How does 7-Eleven support its franchise owners in achieving profitability?

7-Eleven provides a range of support systems designed to help franchisees operate efficiently and profitably. New owners undergo comprehensive training programs that cover retail operations, supply chain logistics, inventory management, and customer service. The franchisor also supplies proprietary systems such as the Store Operations Manual and access to centralized ordering platforms, which streamline daily operations and help control costs.

Additionally, 7-Eleven offers national and regional advertising campaigns that build brand awareness and drive foot traffic. Franchisees benefit from established supply agreements that reduce the cost of goods, and the company regularly introduces promotions and limited-time products to boost sales. Ongoing field support—including assigned business consultants—helps owners identify performance gaps and implement improvements. This infrastructure is designed to give franchisees a competitive edge in the convenience store industry.

Do 7-Eleven franchise owners operate independently or under strict guidelines?

While 7-Eleven franchise owners are considered independent business operators, they must follow strict brand and operational guidelines set by the franchisor. These guidelines cover everything from interior store layout and signage to approved suppliers and product mix. Compliance ensures brand consistency across locations, which is critical for customer trust and franchise system integrity. For example, owners must stock certain 7-Eleven proprietary brands and adhere to quality standards for fresh food offerings.

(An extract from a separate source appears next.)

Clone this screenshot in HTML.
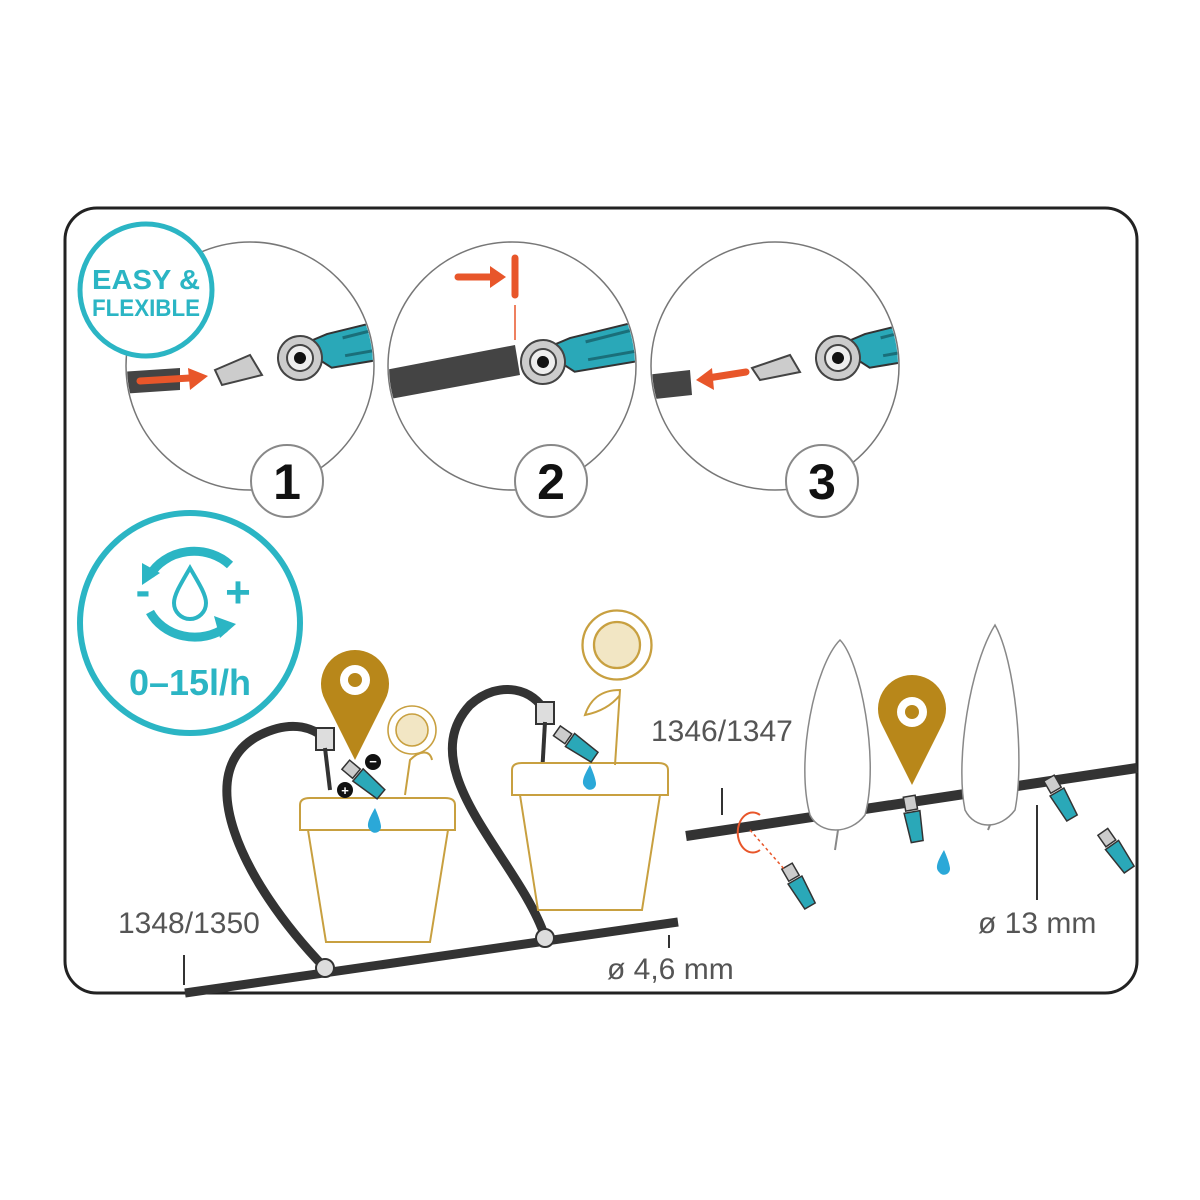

However, within these parameters, owners retain some degree of autonomy. They manage day-to-day operations, hiring decisions, scheduling, and local marketing initiatives. Successful owners often blend corporate strategies with local insights—such as adjusting inventory based on neighborhood preferences or running community-specific promotions. This balance between structure and flexibility is intended to empower owners while maintaining the brand’s uniformity and reputation.

What are common challenges faced by 7-Eleven franchise owners?

One of the most common challenges is managing labor costs while maintaining excellent customer service. The convenience store industry relies heavily on 24/7 operations, which can lead to higher staffing needs, especially for shifts during nights and holidays. Recruiting reliable employees and minimizing turnover often requires additional time and financial investment. Also, balancing work-life demands can be difficult, as many owners are deeply involved in daily operations to ensure success.

Another challenge is dealing with fluctuating margins due to external factors such as fuel price volatility, which can impact customer traffic and overall sales. Franchisees may also face pressure from increasing competition, including gas station marts, dollar stores, and online retail. Additionally, inventory management—especially perishable goods like Slurpees or fresh sandwiches—can lead to waste if not carefully monitored. Overcoming these obstacles requires sound financial planning, adaptability, and proactive management.

Is owning a 7-Eleven franchise a profitable long-term investment?

For many, a 7-Eleven franchise can be a profitable long-term investment, particularly when operated efficiently in a desirable location. The brand’s strong national presence, loyal customer base, and diversified product offerings, including gas, food services, and financial products, contribute to sustained revenue potential. Franchisees who leverage 7-Eleven’s support systems and remain attentive to their store’s performance metrics often see steady growth in profitability over time.

However, long-term success is not guaranteed and depends heavily on the owner’s commitment and business acumen. Economic downturns, changing consumer habits, and local market shifts can all impact performance. Franchisees who reinvest in store upgrades, adopt emerging technologies, and continuously train staff are more likely to thrive. As with any small business, patience, consistency, and strategic planning are essential to build lasting value and achieve financial goals.